State how many lines of the entries include the string "this", please, leaving out everything but the number.

» **Provided records**:
--------
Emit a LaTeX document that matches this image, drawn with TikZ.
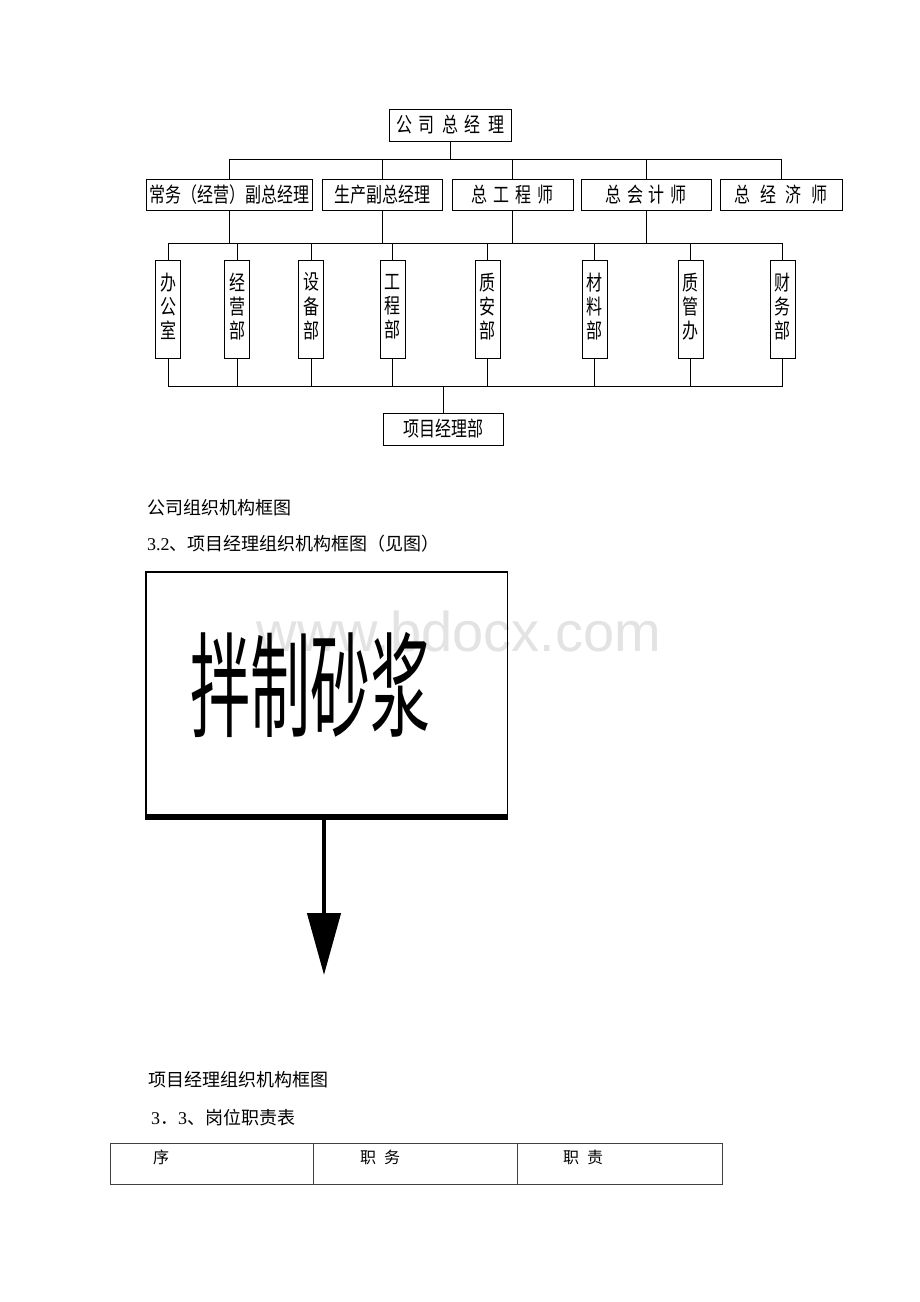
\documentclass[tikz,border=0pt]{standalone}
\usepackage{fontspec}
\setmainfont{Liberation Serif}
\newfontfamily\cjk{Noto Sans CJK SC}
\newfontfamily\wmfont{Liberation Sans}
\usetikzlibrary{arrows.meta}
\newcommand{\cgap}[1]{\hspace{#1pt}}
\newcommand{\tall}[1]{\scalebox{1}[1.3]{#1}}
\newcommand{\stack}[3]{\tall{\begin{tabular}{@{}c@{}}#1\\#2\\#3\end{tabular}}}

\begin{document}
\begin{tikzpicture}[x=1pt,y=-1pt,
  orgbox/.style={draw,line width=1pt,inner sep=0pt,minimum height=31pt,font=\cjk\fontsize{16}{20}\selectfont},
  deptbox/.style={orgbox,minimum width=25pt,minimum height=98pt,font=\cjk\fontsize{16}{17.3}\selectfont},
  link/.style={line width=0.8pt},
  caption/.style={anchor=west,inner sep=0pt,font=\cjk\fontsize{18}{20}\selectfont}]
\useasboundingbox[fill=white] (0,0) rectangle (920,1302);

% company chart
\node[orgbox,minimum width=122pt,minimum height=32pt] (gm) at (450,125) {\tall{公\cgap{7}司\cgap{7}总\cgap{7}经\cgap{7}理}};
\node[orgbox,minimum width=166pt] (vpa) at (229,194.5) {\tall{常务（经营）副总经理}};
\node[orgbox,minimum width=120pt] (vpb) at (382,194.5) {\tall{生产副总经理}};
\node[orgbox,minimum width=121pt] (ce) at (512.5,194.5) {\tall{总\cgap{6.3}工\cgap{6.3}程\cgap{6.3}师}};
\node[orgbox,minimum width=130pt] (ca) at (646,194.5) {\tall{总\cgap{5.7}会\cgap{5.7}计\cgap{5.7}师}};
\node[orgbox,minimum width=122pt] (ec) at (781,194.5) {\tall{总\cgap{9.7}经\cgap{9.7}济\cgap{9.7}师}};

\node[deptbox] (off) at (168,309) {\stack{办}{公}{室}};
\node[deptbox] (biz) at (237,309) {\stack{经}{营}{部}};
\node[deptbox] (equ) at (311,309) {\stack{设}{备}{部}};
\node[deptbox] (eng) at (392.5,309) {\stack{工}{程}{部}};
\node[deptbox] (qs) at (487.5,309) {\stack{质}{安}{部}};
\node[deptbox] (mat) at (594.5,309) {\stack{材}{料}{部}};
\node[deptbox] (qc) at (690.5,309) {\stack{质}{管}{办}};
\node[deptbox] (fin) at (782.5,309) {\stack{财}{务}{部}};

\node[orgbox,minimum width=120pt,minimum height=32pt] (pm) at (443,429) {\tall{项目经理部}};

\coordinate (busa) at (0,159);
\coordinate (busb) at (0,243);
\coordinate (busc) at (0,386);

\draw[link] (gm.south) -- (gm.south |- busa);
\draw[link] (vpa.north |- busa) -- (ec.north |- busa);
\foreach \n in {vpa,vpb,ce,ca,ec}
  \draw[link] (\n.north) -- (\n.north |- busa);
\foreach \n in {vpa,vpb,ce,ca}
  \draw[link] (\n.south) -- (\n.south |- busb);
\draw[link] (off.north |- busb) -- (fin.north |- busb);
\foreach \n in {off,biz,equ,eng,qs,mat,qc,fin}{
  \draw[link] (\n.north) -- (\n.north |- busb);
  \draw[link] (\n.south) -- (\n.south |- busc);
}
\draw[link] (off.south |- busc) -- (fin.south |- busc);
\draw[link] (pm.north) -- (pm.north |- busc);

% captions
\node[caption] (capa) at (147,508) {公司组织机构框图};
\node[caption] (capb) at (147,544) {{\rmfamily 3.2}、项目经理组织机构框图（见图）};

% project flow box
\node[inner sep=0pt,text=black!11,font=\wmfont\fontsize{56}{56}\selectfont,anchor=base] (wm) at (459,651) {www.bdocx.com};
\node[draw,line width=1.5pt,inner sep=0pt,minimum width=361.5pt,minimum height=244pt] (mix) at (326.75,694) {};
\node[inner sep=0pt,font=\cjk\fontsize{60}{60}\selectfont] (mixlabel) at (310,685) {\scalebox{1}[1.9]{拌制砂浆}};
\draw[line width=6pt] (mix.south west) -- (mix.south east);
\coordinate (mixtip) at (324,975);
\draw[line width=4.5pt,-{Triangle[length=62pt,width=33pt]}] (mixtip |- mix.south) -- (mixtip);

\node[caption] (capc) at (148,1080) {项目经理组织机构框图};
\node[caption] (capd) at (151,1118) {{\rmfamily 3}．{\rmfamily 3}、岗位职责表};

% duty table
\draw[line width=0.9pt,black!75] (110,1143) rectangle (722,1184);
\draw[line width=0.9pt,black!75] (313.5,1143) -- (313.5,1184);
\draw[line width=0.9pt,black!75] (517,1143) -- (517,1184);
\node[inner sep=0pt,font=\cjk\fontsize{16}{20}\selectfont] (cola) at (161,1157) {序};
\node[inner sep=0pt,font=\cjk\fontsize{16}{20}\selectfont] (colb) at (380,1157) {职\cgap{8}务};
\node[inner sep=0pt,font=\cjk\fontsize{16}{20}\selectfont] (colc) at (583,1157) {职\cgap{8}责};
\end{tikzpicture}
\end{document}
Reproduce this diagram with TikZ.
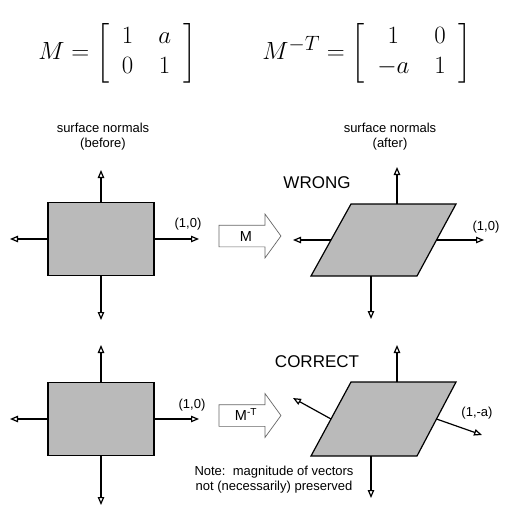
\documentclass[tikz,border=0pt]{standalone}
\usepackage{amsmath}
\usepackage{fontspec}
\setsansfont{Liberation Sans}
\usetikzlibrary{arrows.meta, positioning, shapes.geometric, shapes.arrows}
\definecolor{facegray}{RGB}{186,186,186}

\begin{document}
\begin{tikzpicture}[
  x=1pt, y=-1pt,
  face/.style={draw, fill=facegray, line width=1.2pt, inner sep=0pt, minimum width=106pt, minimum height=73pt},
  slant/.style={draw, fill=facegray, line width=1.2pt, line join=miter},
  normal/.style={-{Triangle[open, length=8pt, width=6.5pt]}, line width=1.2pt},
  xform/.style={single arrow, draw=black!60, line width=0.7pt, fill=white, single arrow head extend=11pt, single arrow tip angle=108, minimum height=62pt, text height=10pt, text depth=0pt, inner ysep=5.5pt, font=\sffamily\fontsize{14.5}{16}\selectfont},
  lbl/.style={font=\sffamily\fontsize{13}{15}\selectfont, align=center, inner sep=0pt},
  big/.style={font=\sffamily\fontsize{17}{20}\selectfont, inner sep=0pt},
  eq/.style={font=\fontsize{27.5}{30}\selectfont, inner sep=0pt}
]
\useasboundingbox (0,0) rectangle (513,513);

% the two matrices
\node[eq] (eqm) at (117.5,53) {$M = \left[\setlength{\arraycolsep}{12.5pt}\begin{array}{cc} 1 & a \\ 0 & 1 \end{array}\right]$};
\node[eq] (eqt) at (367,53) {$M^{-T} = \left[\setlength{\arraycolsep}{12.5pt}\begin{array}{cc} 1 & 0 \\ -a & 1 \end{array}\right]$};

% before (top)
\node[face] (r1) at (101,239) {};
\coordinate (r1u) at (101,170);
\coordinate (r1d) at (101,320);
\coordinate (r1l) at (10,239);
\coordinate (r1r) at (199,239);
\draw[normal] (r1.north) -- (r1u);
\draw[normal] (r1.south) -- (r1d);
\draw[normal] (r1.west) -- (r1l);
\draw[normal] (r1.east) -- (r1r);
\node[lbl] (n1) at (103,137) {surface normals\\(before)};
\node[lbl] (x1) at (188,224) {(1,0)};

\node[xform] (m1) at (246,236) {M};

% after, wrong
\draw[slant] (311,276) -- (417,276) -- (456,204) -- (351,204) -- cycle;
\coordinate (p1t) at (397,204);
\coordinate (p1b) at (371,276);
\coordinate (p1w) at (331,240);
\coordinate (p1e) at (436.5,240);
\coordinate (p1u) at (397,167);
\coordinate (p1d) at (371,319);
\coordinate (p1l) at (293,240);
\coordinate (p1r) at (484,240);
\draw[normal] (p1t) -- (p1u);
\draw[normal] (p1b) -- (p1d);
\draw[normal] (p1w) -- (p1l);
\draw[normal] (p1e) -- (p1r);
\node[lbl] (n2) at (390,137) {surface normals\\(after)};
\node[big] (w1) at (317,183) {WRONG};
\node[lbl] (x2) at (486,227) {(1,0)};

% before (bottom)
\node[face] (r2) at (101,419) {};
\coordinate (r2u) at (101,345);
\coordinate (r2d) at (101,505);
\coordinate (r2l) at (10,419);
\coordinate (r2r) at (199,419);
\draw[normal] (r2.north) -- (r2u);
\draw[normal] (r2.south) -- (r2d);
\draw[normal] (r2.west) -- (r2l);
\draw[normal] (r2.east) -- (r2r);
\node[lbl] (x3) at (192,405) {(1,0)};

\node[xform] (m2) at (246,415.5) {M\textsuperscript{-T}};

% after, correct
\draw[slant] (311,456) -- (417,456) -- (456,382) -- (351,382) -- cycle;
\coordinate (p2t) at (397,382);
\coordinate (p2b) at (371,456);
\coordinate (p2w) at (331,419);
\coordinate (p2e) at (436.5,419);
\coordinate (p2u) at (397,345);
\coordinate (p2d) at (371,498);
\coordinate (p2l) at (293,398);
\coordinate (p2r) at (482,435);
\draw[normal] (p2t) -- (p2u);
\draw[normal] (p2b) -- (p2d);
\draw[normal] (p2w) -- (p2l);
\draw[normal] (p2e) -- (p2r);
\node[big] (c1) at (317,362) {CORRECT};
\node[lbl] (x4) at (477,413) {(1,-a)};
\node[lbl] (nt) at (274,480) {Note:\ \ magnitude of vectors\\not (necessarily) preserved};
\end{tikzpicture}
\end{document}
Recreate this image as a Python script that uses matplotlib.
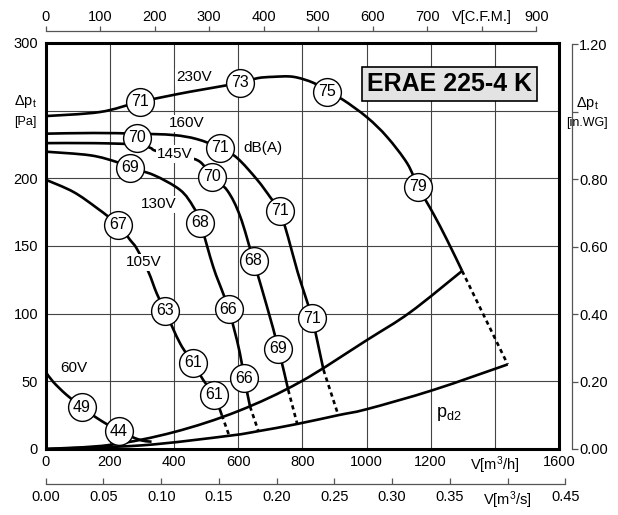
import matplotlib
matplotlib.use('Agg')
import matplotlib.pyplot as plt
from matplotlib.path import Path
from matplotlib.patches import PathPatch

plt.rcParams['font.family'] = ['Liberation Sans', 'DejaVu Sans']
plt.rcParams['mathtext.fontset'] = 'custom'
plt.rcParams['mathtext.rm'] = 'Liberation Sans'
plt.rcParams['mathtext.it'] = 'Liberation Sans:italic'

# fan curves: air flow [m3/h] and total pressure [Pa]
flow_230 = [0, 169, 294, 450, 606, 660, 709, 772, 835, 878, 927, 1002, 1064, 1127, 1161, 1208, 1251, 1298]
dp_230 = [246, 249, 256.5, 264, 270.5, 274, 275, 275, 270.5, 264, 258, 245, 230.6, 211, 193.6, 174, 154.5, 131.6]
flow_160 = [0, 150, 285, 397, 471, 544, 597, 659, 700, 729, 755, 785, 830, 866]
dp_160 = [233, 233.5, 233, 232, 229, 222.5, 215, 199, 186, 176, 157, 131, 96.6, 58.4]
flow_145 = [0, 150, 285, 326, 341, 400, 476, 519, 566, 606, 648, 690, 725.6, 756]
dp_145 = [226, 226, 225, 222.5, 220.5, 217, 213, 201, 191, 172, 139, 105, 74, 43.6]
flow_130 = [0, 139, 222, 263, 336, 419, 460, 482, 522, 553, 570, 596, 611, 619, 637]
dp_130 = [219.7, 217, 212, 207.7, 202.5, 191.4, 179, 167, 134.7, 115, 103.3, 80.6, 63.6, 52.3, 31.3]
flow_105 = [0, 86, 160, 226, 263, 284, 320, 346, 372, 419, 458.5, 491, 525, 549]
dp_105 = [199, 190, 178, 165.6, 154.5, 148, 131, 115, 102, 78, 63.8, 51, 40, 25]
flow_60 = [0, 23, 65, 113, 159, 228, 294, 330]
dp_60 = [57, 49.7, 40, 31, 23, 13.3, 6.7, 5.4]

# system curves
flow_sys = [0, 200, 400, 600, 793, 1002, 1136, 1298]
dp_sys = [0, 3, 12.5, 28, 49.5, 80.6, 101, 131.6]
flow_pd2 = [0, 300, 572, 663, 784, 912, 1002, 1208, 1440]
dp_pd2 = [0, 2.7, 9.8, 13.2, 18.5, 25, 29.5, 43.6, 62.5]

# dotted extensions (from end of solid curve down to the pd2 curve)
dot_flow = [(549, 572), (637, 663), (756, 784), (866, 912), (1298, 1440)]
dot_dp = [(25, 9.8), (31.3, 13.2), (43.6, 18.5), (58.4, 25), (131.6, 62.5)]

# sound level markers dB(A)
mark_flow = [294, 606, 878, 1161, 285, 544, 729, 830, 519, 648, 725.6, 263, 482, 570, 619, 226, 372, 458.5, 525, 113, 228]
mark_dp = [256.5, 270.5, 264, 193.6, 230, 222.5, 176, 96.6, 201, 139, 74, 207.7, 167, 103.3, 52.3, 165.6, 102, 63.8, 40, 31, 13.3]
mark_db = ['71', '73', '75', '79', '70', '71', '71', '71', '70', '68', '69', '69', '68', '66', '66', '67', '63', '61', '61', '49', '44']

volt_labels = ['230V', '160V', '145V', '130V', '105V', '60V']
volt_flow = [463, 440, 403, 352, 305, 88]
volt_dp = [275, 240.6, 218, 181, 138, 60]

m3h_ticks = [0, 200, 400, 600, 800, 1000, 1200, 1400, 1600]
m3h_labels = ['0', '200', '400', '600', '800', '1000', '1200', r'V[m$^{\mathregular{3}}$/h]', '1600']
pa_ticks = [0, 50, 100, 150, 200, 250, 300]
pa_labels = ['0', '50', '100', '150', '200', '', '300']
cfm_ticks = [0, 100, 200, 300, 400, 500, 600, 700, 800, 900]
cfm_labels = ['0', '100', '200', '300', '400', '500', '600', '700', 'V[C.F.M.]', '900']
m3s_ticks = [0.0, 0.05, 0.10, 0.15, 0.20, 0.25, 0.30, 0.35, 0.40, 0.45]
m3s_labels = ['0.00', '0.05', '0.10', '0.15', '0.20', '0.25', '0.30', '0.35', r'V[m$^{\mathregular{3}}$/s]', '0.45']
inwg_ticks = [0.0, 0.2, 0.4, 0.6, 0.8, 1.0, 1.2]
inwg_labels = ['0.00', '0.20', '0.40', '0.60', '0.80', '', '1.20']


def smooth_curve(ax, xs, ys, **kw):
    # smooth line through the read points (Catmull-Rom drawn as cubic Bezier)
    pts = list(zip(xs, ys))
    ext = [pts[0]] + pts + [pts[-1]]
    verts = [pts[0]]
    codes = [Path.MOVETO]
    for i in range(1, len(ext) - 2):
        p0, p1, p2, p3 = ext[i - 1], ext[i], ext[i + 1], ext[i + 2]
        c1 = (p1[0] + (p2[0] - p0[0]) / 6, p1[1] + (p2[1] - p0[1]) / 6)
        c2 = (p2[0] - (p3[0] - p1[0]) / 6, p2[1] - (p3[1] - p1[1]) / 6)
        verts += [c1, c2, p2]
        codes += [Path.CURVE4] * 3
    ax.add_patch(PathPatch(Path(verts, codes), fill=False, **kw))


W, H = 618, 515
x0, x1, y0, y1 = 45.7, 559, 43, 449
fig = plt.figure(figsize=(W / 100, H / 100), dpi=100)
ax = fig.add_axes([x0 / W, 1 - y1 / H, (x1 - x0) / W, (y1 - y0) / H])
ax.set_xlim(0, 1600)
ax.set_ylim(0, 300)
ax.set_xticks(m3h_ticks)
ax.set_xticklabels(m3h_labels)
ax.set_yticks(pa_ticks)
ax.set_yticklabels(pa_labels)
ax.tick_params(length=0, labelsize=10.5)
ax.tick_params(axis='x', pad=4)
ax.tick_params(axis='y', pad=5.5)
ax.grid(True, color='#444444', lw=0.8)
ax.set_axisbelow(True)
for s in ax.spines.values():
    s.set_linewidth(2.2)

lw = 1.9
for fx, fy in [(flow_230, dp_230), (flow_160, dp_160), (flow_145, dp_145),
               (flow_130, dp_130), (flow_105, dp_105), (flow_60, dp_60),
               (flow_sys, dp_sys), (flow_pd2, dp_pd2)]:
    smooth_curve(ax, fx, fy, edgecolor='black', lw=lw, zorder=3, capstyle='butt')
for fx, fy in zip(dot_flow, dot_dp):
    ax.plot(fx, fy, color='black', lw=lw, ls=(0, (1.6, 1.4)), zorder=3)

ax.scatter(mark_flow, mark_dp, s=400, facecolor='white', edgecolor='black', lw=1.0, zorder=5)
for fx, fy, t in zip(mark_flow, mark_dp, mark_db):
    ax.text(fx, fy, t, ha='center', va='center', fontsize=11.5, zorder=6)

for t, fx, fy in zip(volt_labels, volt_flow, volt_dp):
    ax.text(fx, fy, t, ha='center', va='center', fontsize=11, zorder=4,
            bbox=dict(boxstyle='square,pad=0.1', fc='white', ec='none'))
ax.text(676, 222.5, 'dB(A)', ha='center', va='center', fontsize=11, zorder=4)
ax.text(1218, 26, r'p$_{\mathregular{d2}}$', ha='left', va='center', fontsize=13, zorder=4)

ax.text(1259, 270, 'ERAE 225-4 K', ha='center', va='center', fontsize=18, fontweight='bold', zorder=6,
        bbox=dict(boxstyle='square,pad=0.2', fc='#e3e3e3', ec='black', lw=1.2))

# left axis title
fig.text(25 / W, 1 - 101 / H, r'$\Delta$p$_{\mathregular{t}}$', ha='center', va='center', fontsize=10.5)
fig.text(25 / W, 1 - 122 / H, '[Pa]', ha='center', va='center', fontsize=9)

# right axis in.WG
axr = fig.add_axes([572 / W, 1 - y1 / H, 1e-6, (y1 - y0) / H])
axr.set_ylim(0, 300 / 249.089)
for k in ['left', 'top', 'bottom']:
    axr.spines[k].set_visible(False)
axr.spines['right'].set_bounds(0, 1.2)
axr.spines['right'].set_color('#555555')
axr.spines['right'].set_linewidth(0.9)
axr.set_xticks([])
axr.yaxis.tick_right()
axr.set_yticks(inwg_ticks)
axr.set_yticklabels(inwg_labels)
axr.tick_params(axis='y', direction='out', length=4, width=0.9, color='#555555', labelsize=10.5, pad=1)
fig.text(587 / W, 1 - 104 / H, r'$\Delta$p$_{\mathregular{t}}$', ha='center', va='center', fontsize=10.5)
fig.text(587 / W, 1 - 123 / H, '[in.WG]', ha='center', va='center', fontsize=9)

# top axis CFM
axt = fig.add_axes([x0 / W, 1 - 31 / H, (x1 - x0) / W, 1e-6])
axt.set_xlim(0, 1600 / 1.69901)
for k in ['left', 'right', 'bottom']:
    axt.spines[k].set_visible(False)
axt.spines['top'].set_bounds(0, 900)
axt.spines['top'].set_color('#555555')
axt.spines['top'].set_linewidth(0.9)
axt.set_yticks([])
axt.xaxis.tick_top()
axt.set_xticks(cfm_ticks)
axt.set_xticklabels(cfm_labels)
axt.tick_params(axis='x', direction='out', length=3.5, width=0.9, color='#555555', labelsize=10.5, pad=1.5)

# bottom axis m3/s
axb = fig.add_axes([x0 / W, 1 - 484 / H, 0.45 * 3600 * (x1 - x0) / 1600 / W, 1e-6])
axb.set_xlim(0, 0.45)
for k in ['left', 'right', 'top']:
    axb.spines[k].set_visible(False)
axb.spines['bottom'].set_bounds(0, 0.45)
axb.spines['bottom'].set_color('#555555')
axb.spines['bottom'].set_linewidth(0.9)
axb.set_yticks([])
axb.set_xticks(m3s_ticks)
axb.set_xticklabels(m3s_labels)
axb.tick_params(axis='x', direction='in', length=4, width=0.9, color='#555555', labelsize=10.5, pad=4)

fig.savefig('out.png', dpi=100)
--------
» **Full answer**:
3